Il nudo d'arte? Ne son piene le chiese, ma se esposto al museo non piace alla curia.
Vittorio Sgarbi è riuscito dove fallirono Garibaldi e Mazzini: mettere in fuga i preti. Per far cadere il velo su antiche pudicizie e moderne ipocrisie, gli è bastato vestirsi da sindaco di Sutri e far da cicerone durante la mostra allestita nella cittadina laziale in occasione dell'apertura del museo diocesano. Uno scrigno di tesori restituito al mondo con le sue opere: una parte dell'antiquarium di Sutri, con il celebre Efebo, e poi una preziosa selezione di dipinti, sculture e oggetti del territorio della Tuscia, tra i quali i capolavori di Antonio da Viterbo, Sano di Pietro e Antonio Romanazzo. In un'altra sala, alcuni dipinti di Giuseppe Pellizza da Volpedo e, in un'altra ancora, le foto di nudi di Wilhelm Von Gloeden in dialogo con quelli dell'artista contemporaneo Roberto Ferri. Che così fosse lo si sapeva da settimane, come attesta il programma ufficiale dell'evento. Che Von Gloeden fosse noto per i suoi ragazzi siciliani ritratti come mamma li ha fatti, in ambiente pastorale tra anfore o in costumi ispirati all'antica Grecia, nemmeno era un mistero. Eppure, quando sabato mattina il museo è stato aperto al pubblico (presenti, tra gli altri, il vescovo di Civita Castellana Romano Rossi ed il presidente della Segnatura Apostolica, Giuseppe Sciacca), l'atmosfera gaudente che il giorno prima aveva suggellato il taglio del nastro da parte del ministro dell'istruzione Marco Bussetti è diventata un ricordo. Al momento di far tappa nella sala dei nudi, confermano i collaboratori del primo cittadino, «i prelati, invece di fermarsi ad ascoltare il discorso del sindaco, hanno proseguito spediti e senza verbo proferire verso le altre stanze». Un salto in lungo nelle sabbie dell'imbarazzo, con Sgarbi olimpionico d'ilarità: «Peccato: era la sala più eccitante del museo». Tra freddezza e distacco degli astanti in talare, un film già visto. Dopo il Concilio di Trento del 1565, che condannò la nudità nell'arte religiosa, il povero Daniele Ricciarelli passò alla storia non per i suoi gioielli scultorei pure di un certo pregio, e neanche per aver lavorato con Michelangelo, ma per aver accettato di coprire con vestimenti e foglie di fico i genitali dell'affresco del Giudizio Universale, nella Cappella Sistina. E questo gli valse il per niente glorioso appellativo di braghettone.

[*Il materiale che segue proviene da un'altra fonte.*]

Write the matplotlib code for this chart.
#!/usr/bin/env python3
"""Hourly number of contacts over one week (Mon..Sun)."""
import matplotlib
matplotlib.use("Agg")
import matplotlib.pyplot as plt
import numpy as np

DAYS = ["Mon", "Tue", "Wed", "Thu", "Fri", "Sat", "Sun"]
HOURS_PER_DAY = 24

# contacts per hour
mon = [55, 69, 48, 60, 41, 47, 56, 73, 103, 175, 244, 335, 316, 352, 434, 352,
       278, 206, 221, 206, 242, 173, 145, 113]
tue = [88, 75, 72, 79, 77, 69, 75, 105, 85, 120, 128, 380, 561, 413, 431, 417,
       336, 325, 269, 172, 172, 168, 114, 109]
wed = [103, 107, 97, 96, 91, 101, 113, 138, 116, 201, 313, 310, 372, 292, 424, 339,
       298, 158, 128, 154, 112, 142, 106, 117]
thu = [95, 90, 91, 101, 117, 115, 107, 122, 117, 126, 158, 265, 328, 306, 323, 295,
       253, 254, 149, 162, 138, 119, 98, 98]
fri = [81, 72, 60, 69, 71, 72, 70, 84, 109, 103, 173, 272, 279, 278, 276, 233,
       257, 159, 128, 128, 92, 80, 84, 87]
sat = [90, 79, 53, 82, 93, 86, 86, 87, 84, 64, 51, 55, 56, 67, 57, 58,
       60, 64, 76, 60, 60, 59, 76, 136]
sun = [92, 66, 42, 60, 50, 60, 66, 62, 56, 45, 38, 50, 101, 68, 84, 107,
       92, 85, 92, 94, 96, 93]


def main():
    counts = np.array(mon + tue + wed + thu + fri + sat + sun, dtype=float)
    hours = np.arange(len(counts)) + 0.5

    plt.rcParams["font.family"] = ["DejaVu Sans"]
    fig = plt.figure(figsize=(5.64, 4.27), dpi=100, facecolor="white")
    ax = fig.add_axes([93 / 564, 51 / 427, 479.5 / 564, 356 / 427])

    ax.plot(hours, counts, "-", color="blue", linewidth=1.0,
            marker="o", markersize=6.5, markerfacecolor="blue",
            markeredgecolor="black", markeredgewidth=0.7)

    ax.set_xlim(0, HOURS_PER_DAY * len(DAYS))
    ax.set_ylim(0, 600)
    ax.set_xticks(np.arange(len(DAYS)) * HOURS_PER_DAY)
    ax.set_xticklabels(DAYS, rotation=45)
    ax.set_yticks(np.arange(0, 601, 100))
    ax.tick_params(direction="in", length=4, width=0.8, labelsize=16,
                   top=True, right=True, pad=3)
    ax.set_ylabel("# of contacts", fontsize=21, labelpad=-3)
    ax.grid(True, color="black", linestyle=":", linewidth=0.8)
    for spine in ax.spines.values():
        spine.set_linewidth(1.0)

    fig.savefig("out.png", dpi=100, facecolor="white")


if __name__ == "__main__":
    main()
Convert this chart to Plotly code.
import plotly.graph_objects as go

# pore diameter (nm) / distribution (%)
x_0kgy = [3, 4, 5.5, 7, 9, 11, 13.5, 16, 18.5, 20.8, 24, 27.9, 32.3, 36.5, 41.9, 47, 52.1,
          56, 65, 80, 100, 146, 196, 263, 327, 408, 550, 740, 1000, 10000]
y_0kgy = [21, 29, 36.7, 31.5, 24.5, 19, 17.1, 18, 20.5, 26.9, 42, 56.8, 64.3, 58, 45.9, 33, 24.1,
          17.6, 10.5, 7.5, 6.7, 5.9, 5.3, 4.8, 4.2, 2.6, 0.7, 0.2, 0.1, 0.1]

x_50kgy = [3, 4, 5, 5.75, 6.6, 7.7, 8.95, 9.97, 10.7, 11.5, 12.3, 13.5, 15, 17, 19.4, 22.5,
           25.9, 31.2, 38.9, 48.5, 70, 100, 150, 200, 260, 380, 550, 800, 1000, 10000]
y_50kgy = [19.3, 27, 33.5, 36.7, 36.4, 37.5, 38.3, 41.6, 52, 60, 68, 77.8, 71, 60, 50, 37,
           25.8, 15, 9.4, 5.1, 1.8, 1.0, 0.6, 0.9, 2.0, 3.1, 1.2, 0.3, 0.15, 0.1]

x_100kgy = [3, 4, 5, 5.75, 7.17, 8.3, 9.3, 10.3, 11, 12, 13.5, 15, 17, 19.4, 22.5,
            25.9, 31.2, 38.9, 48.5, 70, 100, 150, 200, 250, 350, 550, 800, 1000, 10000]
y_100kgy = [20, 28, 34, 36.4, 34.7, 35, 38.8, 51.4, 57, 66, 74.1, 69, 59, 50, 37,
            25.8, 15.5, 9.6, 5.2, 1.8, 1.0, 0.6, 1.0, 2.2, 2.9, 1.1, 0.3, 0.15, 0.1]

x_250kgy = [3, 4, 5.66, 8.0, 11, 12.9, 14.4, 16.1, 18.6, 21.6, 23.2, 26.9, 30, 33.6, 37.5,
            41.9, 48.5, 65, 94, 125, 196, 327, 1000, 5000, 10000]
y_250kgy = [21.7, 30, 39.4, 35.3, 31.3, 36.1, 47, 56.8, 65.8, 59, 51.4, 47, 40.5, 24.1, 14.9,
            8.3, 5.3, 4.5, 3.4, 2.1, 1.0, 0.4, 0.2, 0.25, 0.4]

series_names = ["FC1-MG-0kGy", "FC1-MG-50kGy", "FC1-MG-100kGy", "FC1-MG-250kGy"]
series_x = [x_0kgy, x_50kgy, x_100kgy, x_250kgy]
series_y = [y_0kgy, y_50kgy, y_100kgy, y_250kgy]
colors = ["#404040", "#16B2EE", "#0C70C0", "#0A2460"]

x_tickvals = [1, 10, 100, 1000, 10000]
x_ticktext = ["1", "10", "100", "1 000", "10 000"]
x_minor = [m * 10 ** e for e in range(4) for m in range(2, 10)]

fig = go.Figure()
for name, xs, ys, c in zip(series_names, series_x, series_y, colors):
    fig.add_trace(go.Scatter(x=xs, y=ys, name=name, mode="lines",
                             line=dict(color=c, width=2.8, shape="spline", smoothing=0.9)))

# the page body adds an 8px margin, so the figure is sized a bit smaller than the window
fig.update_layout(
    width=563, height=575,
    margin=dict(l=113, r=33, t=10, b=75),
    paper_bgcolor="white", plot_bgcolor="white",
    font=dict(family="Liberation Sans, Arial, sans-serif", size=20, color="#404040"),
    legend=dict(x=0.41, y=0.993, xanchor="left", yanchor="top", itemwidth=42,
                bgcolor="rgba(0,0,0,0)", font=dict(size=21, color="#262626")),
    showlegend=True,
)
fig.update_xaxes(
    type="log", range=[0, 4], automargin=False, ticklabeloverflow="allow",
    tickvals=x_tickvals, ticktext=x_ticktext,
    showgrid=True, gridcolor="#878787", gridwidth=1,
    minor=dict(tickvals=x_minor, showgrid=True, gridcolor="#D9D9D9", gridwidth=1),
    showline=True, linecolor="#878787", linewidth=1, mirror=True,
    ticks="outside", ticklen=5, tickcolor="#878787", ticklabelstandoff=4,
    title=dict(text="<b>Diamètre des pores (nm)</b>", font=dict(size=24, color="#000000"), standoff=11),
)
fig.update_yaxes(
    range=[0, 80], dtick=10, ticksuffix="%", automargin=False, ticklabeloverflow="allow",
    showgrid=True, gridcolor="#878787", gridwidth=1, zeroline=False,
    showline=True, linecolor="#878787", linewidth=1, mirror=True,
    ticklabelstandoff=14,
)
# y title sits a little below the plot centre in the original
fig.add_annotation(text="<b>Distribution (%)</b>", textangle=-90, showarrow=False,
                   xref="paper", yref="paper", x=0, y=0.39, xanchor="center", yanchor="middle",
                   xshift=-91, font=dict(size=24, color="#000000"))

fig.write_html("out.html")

Eppure, ai braghettoni di tutti i tempi riuscì di coprire alcune pudenda qui e là, non il miracolo di farle scomparire tutte e ovunque. Tolte dai piedistalli, ancora oggi e da sempre sono nudi in tanti, sui muri delle chiese, e tra questi i protagonisti delle tavole del Bronzino e di Pontormo, giusto per citarne qualcuno.
Nessuno è mai riuscito nell'intento di inscatolare pure loro, come la Venere capitolina ai giorni di Matteo Renzi e Hassan Rouhani. A Sutri lo sanno bene e sono già oltre, come si conviene ai campioni dello spirito: in un paese di 4.000 anime, in un giorno solo al museo del finto scandalo hanno contato più di 1.000 ingressi. Amen.